» **INSTRUCTIONS FOR THE TASK**
Note how many lines in the entries contain the string "code", then give that number and nothing else.

» **DATASET RECORDS**
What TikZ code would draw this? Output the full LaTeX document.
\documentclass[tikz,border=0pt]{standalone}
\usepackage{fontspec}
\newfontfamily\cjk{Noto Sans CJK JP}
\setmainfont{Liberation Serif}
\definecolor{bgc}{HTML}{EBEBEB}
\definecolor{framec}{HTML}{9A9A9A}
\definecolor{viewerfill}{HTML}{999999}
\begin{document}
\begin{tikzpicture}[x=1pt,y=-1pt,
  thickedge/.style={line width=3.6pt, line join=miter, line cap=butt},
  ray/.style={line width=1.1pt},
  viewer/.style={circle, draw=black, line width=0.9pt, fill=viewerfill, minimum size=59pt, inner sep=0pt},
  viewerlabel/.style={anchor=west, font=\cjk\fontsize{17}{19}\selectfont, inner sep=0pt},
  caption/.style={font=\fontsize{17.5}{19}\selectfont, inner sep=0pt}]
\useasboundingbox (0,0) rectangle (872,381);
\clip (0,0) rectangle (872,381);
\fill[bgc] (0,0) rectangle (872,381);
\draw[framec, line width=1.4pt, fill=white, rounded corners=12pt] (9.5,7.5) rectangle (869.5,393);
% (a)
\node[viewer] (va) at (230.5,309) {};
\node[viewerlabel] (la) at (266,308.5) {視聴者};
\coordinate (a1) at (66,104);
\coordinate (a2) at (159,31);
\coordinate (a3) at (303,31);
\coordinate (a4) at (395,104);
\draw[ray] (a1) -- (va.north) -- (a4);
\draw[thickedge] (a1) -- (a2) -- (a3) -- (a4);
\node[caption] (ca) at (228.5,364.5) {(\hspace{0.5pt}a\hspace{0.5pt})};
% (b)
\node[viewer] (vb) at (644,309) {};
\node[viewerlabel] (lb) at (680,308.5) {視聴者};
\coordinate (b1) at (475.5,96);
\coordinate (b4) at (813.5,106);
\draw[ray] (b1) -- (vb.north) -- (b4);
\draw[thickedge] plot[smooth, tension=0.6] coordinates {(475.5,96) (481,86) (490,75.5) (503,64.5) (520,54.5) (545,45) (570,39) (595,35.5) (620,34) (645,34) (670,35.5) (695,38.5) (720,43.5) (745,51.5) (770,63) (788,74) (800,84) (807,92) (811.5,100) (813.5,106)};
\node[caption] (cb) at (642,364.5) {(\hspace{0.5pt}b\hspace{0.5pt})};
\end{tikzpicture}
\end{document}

---

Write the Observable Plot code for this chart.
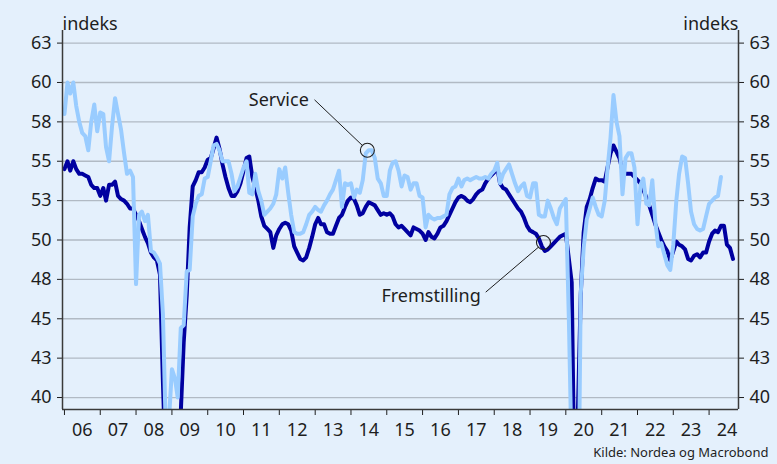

» **RESULT OF THIS EXERCISE**
2